Même thématique pour la remarquable Here’s The Thing, qui nous intéresse ici, où Courtney Barnett enlumine son folk rock de touches dream pop, comme ces notes de guitare aiguës et plaintives qui rappellent celles qu’on entendait dans les albums pop d’Eno et donne avec l’écho sur l’arpège de guitare une couleur indie pop à l’ensemble. Alors qu’elle parle de lente reconstruction après la rupture, elle s’attarde sur les petits détails de beauté autour d’elle, un rayon de soleil sur le rebord de la fenêtre mais pense ne pas être capable de sortir de sa chambre pour l’instant… La voix passe de la prosodie à la Lou Reed, parlée chantée qu’elle maîtrise depuis ses débuts à un registre plus aigu éminemment fragile et émouvant.
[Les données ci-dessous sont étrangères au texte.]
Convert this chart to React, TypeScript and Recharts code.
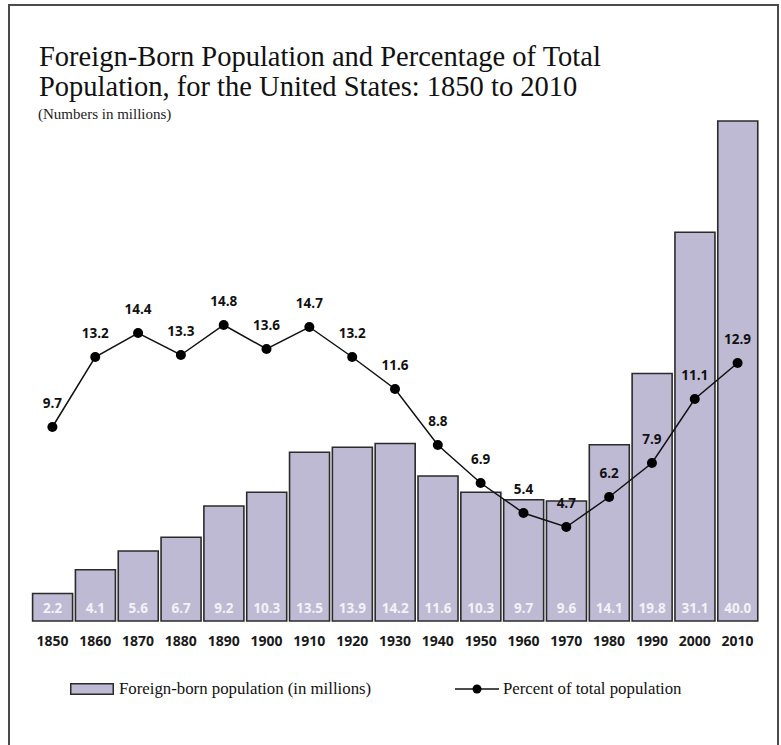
import React from 'react';
import { ComposedChart, Bar, Line, XAxis, YAxis, LabelList } from 'recharts';

const years = ['1850', '1860', '1870', '1880', '1890', '1900', '1910', '1920', '1930', '1940', '1950', '1960', '1970', '1980', '1990', '2000', '2010'];
const foreignBorn = [2.2, 4.1, 5.6, 6.7, 9.2, 10.3, 13.5, 13.9, 14.2, 11.6, 10.3, 9.7, 9.6, 14.1, 19.8, 31.1, 40.0];
const percentOfTotal = [9.7, 13.2, 14.4, 13.3, 14.8, 13.6, 14.7, 13.2, 11.6, 8.8, 6.9, 5.4, 4.7, 6.2, 7.9, 11.1, 12.9];

const data = years.map((year, i) => ({
  year,
  population: foreignBorn[i],
  percent: percentOfTotal[i],
}));

const BAR_FILL = '#bebad3';
const DARK = '#2b2b2b';
const NUM_FONT = '"Open Sans", sans-serif';
const SERIF = '"Liberation Serif", "Times New Roman", serif';

function BarValue(props: any) {
  const { x, y, width, height, value } = props;
  return (
    <text
      x={x + width / 2}
      y={y + height - 8}
      textAnchor="middle"
      fill="#f3f2f7"
      fontFamily={NUM_FONT}
      fontWeight={700}
      fontSize={13.5}
    >
      {value.toFixed(1)}
    </text>
  );
}

function PointValue(props: any) {
  const { x, y, value } = props;
  return (
    <text
      x={x}
      y={y - 19}
      textAnchor="middle"
      fill="#111"
      fontFamily={NUM_FONT}
      fontWeight={700}
      fontSize={13.5}
    >
      {value.toFixed(1)}
    </text>
  );
}

function YearTick(props: any) {
  const { x, y, payload } = props;
  return (
    <text
      x={x}
      y={y + 17}
      textAnchor="middle"
      fill="#1a1a1a"
      fontFamily={NUM_FONT}
      fontWeight={700}
      fontSize={14}
    >
      {payload.value}
    </text>
  );
}

export default function App() {
  return (
    <div style={{ position: 'absolute', left: 0, top: 0, width: 781, height: 745, background: '#fff', overflow: 'hidden' }}>
      <div
        style={{
          position: 'absolute',
          left: 8,
          top: 4,
          width: 767,
          height: 760,
          border: '2px solid #4a4a4a',
        }}
      />
      <div
        style={{
          position: 'absolute',
          left: 39,
          top: 42,
          fontFamily: SERIF,
          fontSize: 28.5,
          lineHeight: '30px',
          color: '#111',
          whiteSpace: 'nowrap',
        }}
      >
        Foreign-Born Population and Percentage of Total
        <br />
        Population, for the United States: 1850 to 2010
      </div>
      <div
        style={{
          position: 'absolute',
          left: 38,
          top: 106,
          fontFamily: SERIF,
          fontSize: 15,
          lineHeight: '17px',
          color: '#222',
          whiteSpace: 'nowrap',
        }}
      >
        (Numbers in millions)
      </div>

      <div style={{ position: 'absolute', left: 0, top: 0 }}>
        <ComposedChart
          width={781}
          height={745}
          data={data}
          margin={{ top: 121, right: 22, bottom: 94, left: 31 }}
          barCategoryGap={1.6}
        >
          <XAxis
            dataKey="year"
            axisLine={false}
            tickLine={false}
            height={30}
            interval={0}
            tick={<YearTick />}
          />
          <YAxis yAxisId="pop" hide domain={[0, 40]} />
          <YAxis yAxisId="pct" hide domain={[0, 25]} orientation="right" />
          <Bar
            yAxisId="pop"
            dataKey="population"
            fill={BAR_FILL}
            stroke={DARK}
            strokeWidth={1.6}
            isAnimationActive={false}
          >
            <LabelList dataKey="population" content={<BarValue />} />
          </Bar>
          <Line
            yAxisId="pct"
            dataKey="percent"
            stroke="#111"
            strokeWidth={1.5}
            dot={{ r: 5, fill: '#000', stroke: '#000', strokeWidth: 0 }}
            activeDot={false}
            isAnimationActive={false}
          >
            <LabelList dataKey="percent" content={<PointValue />} />
          </Line>
        </ComposedChart>
      </div>

      <div style={{ position: 'absolute', left: 70, top: 679, display: 'flex', alignItems: 'center', fontFamily: SERIF, fontSize: 16.8, color: '#111', whiteSpace: 'nowrap' }}>
        <svg width={44} height={12} style={{ marginRight: 5 }}>
          <rect x={0.75} y={0.75} width={42.5} height={10.5} fill={BAR_FILL} stroke={DARK} strokeWidth={1.5} />
        </svg>
        <span>Foreign-born population (in millions)</span>
      </div>
      <div style={{ position: 'absolute', left: 455, top: 679, display: 'flex', alignItems: 'center', fontFamily: SERIF, fontSize: 16.8, color: '#111', whiteSpace: 'nowrap' }}>
        <svg width={44} height={12} style={{ marginRight: 4 }}>
          <line x1={0} y1={6} x2={44} y2={6} stroke="#111" strokeWidth={1.5} />
          <circle cx={22} cy={6} r={4.5} fill="#000" />
        </svg>
        <span>Percent of total population</span>
      </div>
    </div>
  );
}
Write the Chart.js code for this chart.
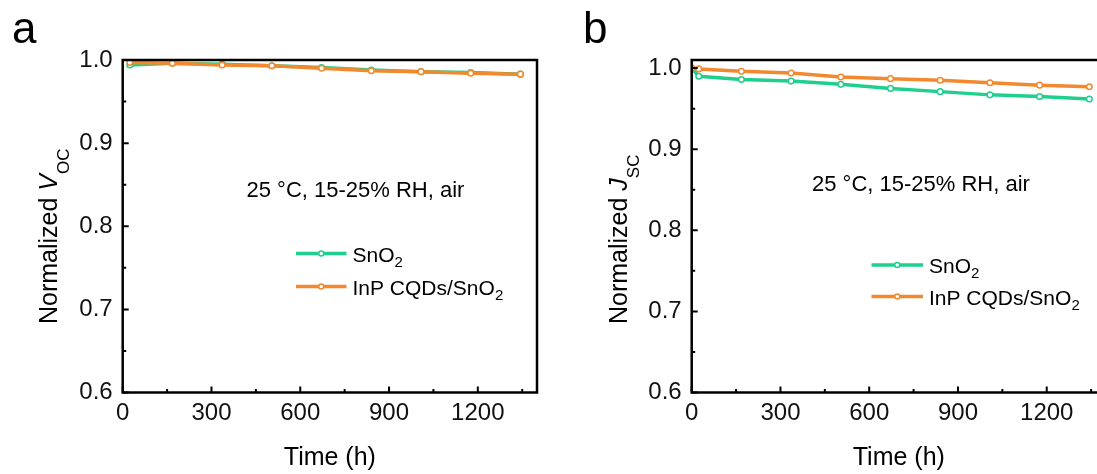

Son toucher de guitare joué aux doigts, sans médiator confère à son jeu une vraie personnalité quand bien même on est loin de la virtuosité, ce qui n’est pas un problème pour cette immense adepte de la méthode Velvet Underground. Les bonnes chansons abondent ici, comme les impeccables If I Don’t Hear From You Tonight (qui accueille la musicienne galloise Cate le Bon à la basse) et la très accrocheuse Write A List Of Things To Look Forward To, les surprises aussi, telle Turning Green, tournerie mécanique bruitiste à l’astringence new-wave ou la fragile ballade martelée au piano Oh The Night. Diffusant sa mélancolie altruiste et bienfaisante tout au long de ce disque, Courtney Barnett dévoile avec brio et modestie une nouvelle facette de son talent. Qui n’a de cesse de me séduire.